Eric Hanson wrote:I agree with your wife that Lithium-Ion batteries are not practical, pragmatic or cost-effective for an off-grid home. Lithium-ion batteries, despite all the hype, are really niche performers, excelling in applications that require high power and energy densities in a small, light package. These are just about perfect for laptop computers and power tools. They would be great for Electric Vehicles if it were not for their high cost and limited charge-discharge cycles. But a fixed application like a home requires neither a particularly high power or energy density. Old, heavy, reliable batteries will do just fine.
Perhaps the best type of battery for your particular application is the Lithium Iron Phosphate (LIPO) battery. These are a far cry from the better known Lithium Ion battery. LIPO batteries are pretty light, have medium power and energy density, can be fully discharged and have something like 10,000 charge-discharge cycles, making them a long-term battery. They are not cheap, but they are very reliable and don't have any of the stability (read as flammable and explosive) issues that Lithium-ion batteries do. Also, standard battery charging electronics generally work just fine with them.
James Freyr wrote:Yes you can. A 12v charger can charge any 12v battery.
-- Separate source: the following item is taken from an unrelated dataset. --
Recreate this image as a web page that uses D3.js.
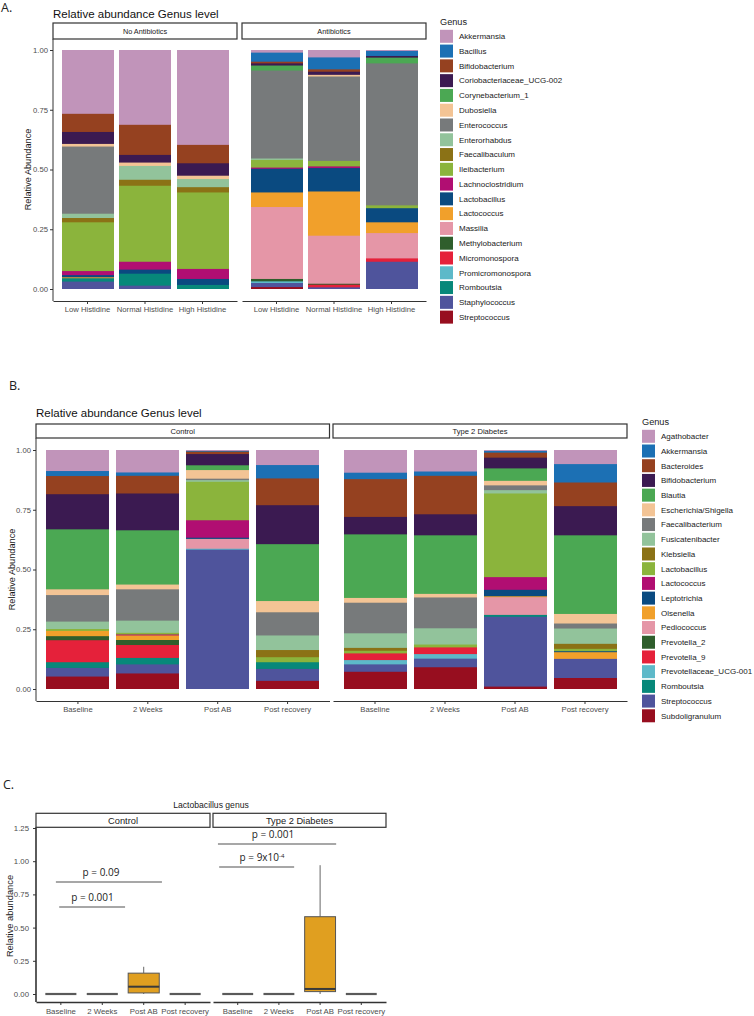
<!DOCTYPE html>
<html><head><meta charset="utf-8">
<script src="https://cdn.jsdelivr.net/npm/d3@7"></script>
<style>
body{margin:0;background:#fff}
svg{display:block}
text{font-family:"Liberation Sans",Arial,sans-serif}
.lbl{font-family:"Open Sans","Noto Sans",sans-serif}
</style>
</head><body>
<svg id="c" width="754" height="1016"></svg>
<script>
// ---------- Panel A data ----------
const genusA = ["Akkermansia","Bacillus","Bifidobacterium","Coriobacteriaceae_UCG-002","Corynebacterium_1","Dubosiella","Enterococcus","Enterorhabdus","Faecalibaculum","Ileibacterium","Lachnoclostridium","Lactobacillus","Lactococcus","Massilia","Methylobacterium","Micromonospora","Promicromonospora","Romboutsia","Staphylococcus","Streptococcus"];
const palette = ["#C194BA","#1C70B4","#954120","#3B1A51","#4BA853","#F3C495","#777A7B","#92C39B","#8B7216","#8BB43C","#B10E72","#0A4A80","#F1A02B","#E596A7","#2F5E2C","#E5213A","#5DB9C9","#07887A","#4F549C","#970E1F"];
const histCats = ["Low Histidine","Normal Histidine","High Histidine"];
const facetsA = ["No Antibiotics","Antibiotics"];
const noAbLow    = [0.267,0,0.076,0.050,0,0.011,0.281,0.018,0.018,0.204,0.017,0.009,0.004,0,0,0,0,0.014,0.031,0];
const noAbNormal = [0.313,0,0.126,0.032,0,0.014,0,0.058,0.025,0.318,0.033,0.017,0,0,0,0,0,0.050,0.014,0];
const noAbHigh   = [0.397,0,0.077,0.052,0,0.014,0,0.034,0.022,0.320,0.042,0.025,0,0,0,0,0,0.017,0,0];
const abLow      = [0.011,0.038,0.007,0.009,0.021,0,0.368,0.006,0,0.032,0.005,0.099,0.061,0.301,0.010,0,0.007,0,0.017,0.008];
const abNormal   = [0.031,0.050,0.010,0.013,0,0.007,0.353,0,0,0.023,0.007,0.098,0.185,0.201,0.004,0.011,0,0,0.007,0];
const abHigh     = [0.004,0.021,0,0.007,0.024,0,0.594,0,0,0.012,0,0.059,0.045,0.106,0,0.014,0,0,0.114,0];

// ---------- Panel B data ----------
const genusB = ["Agathobacter","Akkermansia","Bacteroides","Bifidobacterium","Blautia","Escherichia/Shigella","Faecalibacterium","Fusicatenibacter","Klebsiella","Lactobacillus","Lactococcus","Leptotrichia","Olsenella","Pediococcus","Prevotella_2","Prevotella_9","Prevotellaceae_UCG-001","Romboutsia","Streptococcus","Subdoligranulum"];
const timeCats = ["Baseline","2 Weeks","Post AB","Post recovery"];
const facetsB = ["Control","Type 2 Diabetes"];
const ctrlBaseline = [0.088,0.021,0.076,0.147,0.251,0.024,0.111,0.031,0,0.008,0,0,0.022,0,0.017,0.092,0,0.024,0.036,0.052];
const ctrl2Weeks   = [0.094,0.014,0.074,0.154,0.227,0.020,0.131,0.051,0,0.007,0.004,0,0.019,0,0.021,0.054,0,0.027,0.038,0.065];
const ctrlPostAB   = [0.004,0.003,0.010,0.047,0.020,0.036,0.006,0.007,0,0.161,0.073,0.005,0,0.041,0,0,0.004,0,0.583,0];
const ctrlPostRec  = [0.063,0.056,0.112,0.163,0.238,0.047,0.097,0.061,0.030,0.021,0,0,0,0,0,0,0,0.028,0.050,0.034];
const t2dBaseline  = [0.095,0.027,0.158,0.073,0.266,0.020,0.128,0.061,0.012,0.011,0,0,0,0,0,0.028,0.018,0,0.031,0.072];
const t2d2Weeks    = [0.090,0.018,0.161,0.088,0.245,0.015,0.129,0.068,0,0.012,0,0,0,0,0,0.028,0.019,0,0.036,0.091];
const t2dPostAB    = [0.004,0.007,0.021,0.045,0.052,0.019,0.020,0.014,0,0.350,0.053,0.027,0.004,0.074,0,0,0,0.008,0.292,0.010];
const t2dPostRec   = [0.059,0.077,0.099,0.122,0.329,0.040,0.021,0.064,0.021,0.010,0,0.004,0.028,0,0,0,0,0,0.080,0.046];

const yTicksAB = [0,0.25,0.5,0.75,1];

// ---------- Panel C data (Lactobacillus boxplots) ----------
const ctrlMin = [0,0,0,0],     ctrlQ1 = [0,0,0.008,0], ctrlMed = [0,0,0.055,0], ctrlQ3 = [0,0,0.157,0], ctrlMax = [0,0,0.205,0];
const t2dMin  = [0,0,0,0],     t2dQ1  = [0,0,0.018,0], t2dMed  = [0,0,0.038,0], t2dQ3  = [0,0,0.582,0], t2dMax  = [0,0,0.97,0];
const yTicksC = [0,0.25,0.5,0.75,1,1.25];
const pLabels = ["p = 0.09","p = 0.001","p = 0.001","p = 9x10"];
const pLevels = [0.843,0.655,1.130,0.956];

const svg = d3.select("#c");

function styleAxis(ax, fs){
  ax.selectAll("line").attr("stroke","#333");
  ax.selectAll("path.domain").attr("stroke","#333");
  ax.selectAll("text").attr("fill","#4d4d4d").style("font-size",fs+"px").style("font-family",'"Liberation Sans",Arial,sans-serif');
}

function drawStacked(cfg){
  const g = svg.append("g");
  const y = d3.scaleLinear().domain([0,1]).range([cfg.yZero,cfg.yOne]);
  cfg.facets.forEach((fname,fi)=>{
    const [x0,x1] = cfg.xRanges[fi];
    const x = d3.scaleBand().domain(cfg.cats).range([x0,x1]).paddingInner(0.1).paddingOuter(0.15);
    g.append("rect").attr("x",x0).attr("y",cfg.stripTop).attr("width",x1-x0).attr("height",cfg.stripH)
      .attr("fill","#fff").attr("stroke","#333").attr("stroke-width",1.2);
    g.append("text").attr("x",(x0+x1)/2).attr("y",cfg.stripTop+cfg.stripH/2).attr("dy","0.35em")
      .attr("text-anchor","middle").style("font-size",cfg.stripFs+"px").attr("fill","#1a1a1a").text(fname);
    cfg.samples[fi].forEach((vals,ci)=>{
      const rev = vals.slice().reverse();
      const cum = d3.cumsum(rev);
      const segs = rev.map((v,k)=>({v, top:cum[k], color:cfg.colors[vals.length-1-k]})).filter(s=>s.v>0);
      segs.sort((a,b)=>b.top-a.top);
      const bx = Math.round(x(cfg.cats[ci])), bw = Math.round(x.bandwidth());
      g.append("g").selectAll("rect").data(segs).join("rect")
        .attr("x",bx).attr("width",bw)
        .attr("y",d=>y(Math.min(1,d.top))).attr("height",d=>y(0)-y(Math.min(1,d.top)))
        .attr("fill",d=>d.color);
    });
    const ax = g.append("g").attr("transform",`translate(0,${cfg.axisY})`)
      .call(d3.axisBottom(x).tickSize(3).tickSizeOuter(0).tickPadding(3));
    styleAxis(ax, cfg.tickFs);
  });
  const x0 = cfg.xRanges[0][0];
  const ay = g.append("g").attr("transform",`translate(${x0},0)`)
    .call(d3.axisLeft(y).tickValues(yTicksAB).tickFormat(d3.format(".2f")).tickSize(3).tickSizeOuter(0).tickPadding(2));
  ay.select(".domain").remove();
  styleAxis(ay, cfg.tickFs);
  g.append("line").attr("x1",x0).attr("x2",x0).attr("y1",cfg.stripTop+cfg.stripH).attr("y2",cfg.axisY).attr("stroke","#333");
  g.append("text").attr("transform",`translate(${cfg.yTitleX},${(cfg.yZero+cfg.yOne)/2}) rotate(-90)`)
    .attr("text-anchor","middle").style("font-size","9.2px").attr("fill","#1a1a1a").text("Relative Abundance");
  g.append("text").attr("x",x0).attr("y",cfg.titleY).style("font-size","11.5px").attr("fill","#111").text("Relative abundance Genus level");
  // legend
  const lg = g.append("g");
  lg.append("text").attr("x",cfg.legX).attr("y",cfg.legTitleY).style("font-size","9.2px").attr("fill","#1a1a1a").text("Genus");
  const items = lg.selectAll("g.it").data(cfg.genus).join("g").attr("class","it")
    .attr("transform",(d,i)=>`translate(${cfg.legX},${cfg.legY0+i*cfg.legStep})`);
  items.append("rect").attr("x",0).attr("y",-6.5).attr("width",13).attr("height",13).attr("fill",(d,i)=>cfg.colors[i]);
  items.append("text").attr("x",cfg.legTextDx).attr("y",0).attr("dy","0.35em").style("font-size","8px").attr("fill","#1a1a1a").text(d=>d);
}

// Panel letters
svg.append("text").attr("class","lbl").attr("x",1).attr("y",12).style("font-size","12.5px").attr("fill","#222").text("A.");
svg.append("text").attr("class","lbl").attr("x",9).attr("y",390).style("font-size","12.5px").attr("fill","#222").text("B.");
svg.append("text").attr("class","lbl").attr("x",3).attr("y",789).style("font-size","12.5px").attr("fill","#222").text("C.");

drawStacked({
  facets:facetsA, cats:histCats, genus:genusA, colors:palette,
  samples:[[noAbLow,noAbNormal,noAbHigh],[abLow,abNormal,abHigh]],
  xRanges:[[53,237],[242,426]], yZero:289, yOne:50, axisY:301,
  stripTop:23, stripH:16, stripFs:7.3, tickFs:7.7, yTitleX:30.5, titleY:17.5,
  legX:440, legTitleY:24.5, legY0:36.3, legStep:14.78, legTextDx:19
});

drawStacked({
  facets:facetsB, cats:timeCats, genus:genusB, colors:palette,
  samples:[[ctrlBaseline,ctrl2Weeks,ctrlPostAB,ctrlPostRec],[t2dBaseline,t2d2Weeks,t2dPostAB,t2dPostRec]],
  xRanges:[[36,329.5],[333,627]], yZero:689, yOne:450, axisY:701,
  stripTop:424, stripH:14, stripFs:7.6, tickFs:7.7, yTitleX:14.5, titleY:417,
  legX:642, legTitleY:425, legY0:436.3, legStep:14.71, legTextDx:19
});

// ---------- Panel C ----------
(function(){
  const g = svg.append("g");
  const y = d3.scaleLinear().domain([0,1.25]).range([994,828]);
  const facets = facetsB;
  const xRanges = [[36,210],[213,386]];
  const stats = [
    {min:ctrlMin,q1:ctrlQ1,med:ctrlMed,q3:ctrlQ3,max:ctrlMax},
    {min:t2dMin,q1:t2dQ1,med:t2dMed,q3:t2dQ3,max:t2dMax}
  ];
  const scales = [];
  facets.forEach((fname,fi)=>{
    const [x0,x1] = xRanges[fi];
    const x = d3.scaleBand().domain(timeCats).range([x0,x1]).paddingInner(0.25).paddingOuter(0.225);
    scales.push(x);
    g.append("rect").attr("x",x0).attr("y",813.3).attr("width",x1-x0).attr("height",14)
      .attr("fill","#fff").attr("stroke","#333").attr("stroke-width",1.2);
    g.append("text").attr("x",(x0+x1)/2).attr("y",820.3).attr("dy","0.35em").attr("text-anchor","middle")
      .style("font-size","9.3px").attr("fill","#1a1a1a").text(fname);
    const s = stats[fi];
    timeCats.forEach((c,ci)=>{
      const bx = x(c), bw = x.bandwidth(), cx = bx+bw/2;
      if (s.q3[ci] - s.q1[ci] <= 0) {
        g.append("line").attr("x1",bx).attr("x2",bx+bw).attr("y1",y(s.med[ci])).attr("y2",y(s.med[ci]))
          .attr("stroke","#5a5a5a").attr("stroke-width",2.2);
        return;
      }
      g.append("line").attr("x1",cx).attr("x2",cx).attr("y1",y(s.q3[ci])).attr("y2",y(s.max[ci])).attr("stroke","#666").attr("stroke-width",1);
      g.append("line").attr("x1",cx).attr("x2",cx).attr("y1",y(s.q1[ci])).attr("y2",y(s.min[ci])).attr("stroke","#666").attr("stroke-width",1);
      g.append("rect").attr("x",bx).attr("width",bw).attr("y",y(s.q3[ci])).attr("height",y(s.q1[ci])-y(s.q3[ci]))
        .attr("fill","#E09F20").attr("stroke","#555").attr("stroke-width",1);
      g.append("line").attr("x1",bx).attr("x2",bx+bw).attr("y1",y(s.med[ci])).attr("y2",y(s.med[ci]))
        .attr("stroke","#3a3a3a").attr("stroke-width",2);
    });
    const ax = g.append("g").attr("transform","translate(0,1002)")
      .call(d3.axisBottom(x).tickSize(3).tickSizeOuter(0).tickPadding(3));
    styleAxis(ax, 7.8);
    ax.select(".domain").attr("stroke-width",1.6);
  });
  const ay = g.append("g").attr("transform","translate(36,0)")
    .call(d3.axisLeft(y).tickValues(yTicksC).tickFormat(d3.format(".2f")).tickSize(3).tickSizeOuter(0).tickPadding(4));
  ay.select(".domain").remove();
  styleAxis(ay, 7.8);
  g.append("line").attr("x1",36).attr("x2",36).attr("y1",827.3).attr("y2",1002).attr("stroke","#333").attr("stroke-width",1.6);
  g.append("text").attr("transform","translate(13,916) rotate(-90)").attr("text-anchor","middle")
    .style("font-size","9.3px").attr("fill","#1a1a1a").text("Relative abundance");
  g.append("text").attr("x",211).attr("y",808).attr("text-anchor","middle").style("font-size","8.6px").attr("fill","#1a1a1a").text("Lactobacillus genus");

  // significance brackets (endpoints in category units within each facet)
  const brackets = [
    {f:0, u1:0.48, u2:3.04, tx:101},
    {f:0, u1:0.56, u2:2.15, tx:92.5},
    {f:1, u1:0.12, u2:2.99, tx:273},
    {f:1, u1:0.15, u2:1.97, tx:262}
  ];
  brackets.forEach((b,i)=>{
    const x0 = xRanges[b.f][0], step = scales[b.f].step();
    const ly = y(pLevels[i]);
    g.append("line").attr("x1",x0+b.u1*step).attr("x2",x0+b.u2*step).attr("y1",ly).attr("y2",ly)
      .attr("stroke","#8a8a8a").attr("stroke-width",1.5);
    const t = g.append("text").attr("class","lbl").attr("x",b.tx).attr("y",ly-6).attr("text-anchor","middle")
      .style("font-size","10px").attr("fill","#222").text(pLabels[i]);
    if (i===3) t.append("tspan").attr("dy","-0.45em").style("font-size","6px").text("-4");
  });
})();
</script>
</body></html>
The difference is your scooter battery is 7ah (amp hours, for those reading who may not know) and a car battery is hundreds of amp hours, so it isn't going to take very long to charge the scooter battery compared to a automobile battery. If the charger is an old analog style where you turn a knob to set the number of hours to charge, put it at the lowest setting. If it's a new digital charger, it should know when the battery is charged and will stop charging. Over charging makes the electrolyte liquid in the batteries boil and it just kills the life of them, then they lose their ability to hold a charge. If it's charging and you hear fizzing like soda pop, the electrolyte is boiling, so stop charging.
One more note, is the age of the battery in question. If this scooter battery is 5 or more years old, and it's a lead acid battery, it may just be time for a new one. There are interesting techniques I've seen on youtube of revitalizing old lead acid batteries by dumping the electrolyte, then filling with a epsom salt solution, and getting many more years of life out of them. I have yet to try this myself, but the information is out there.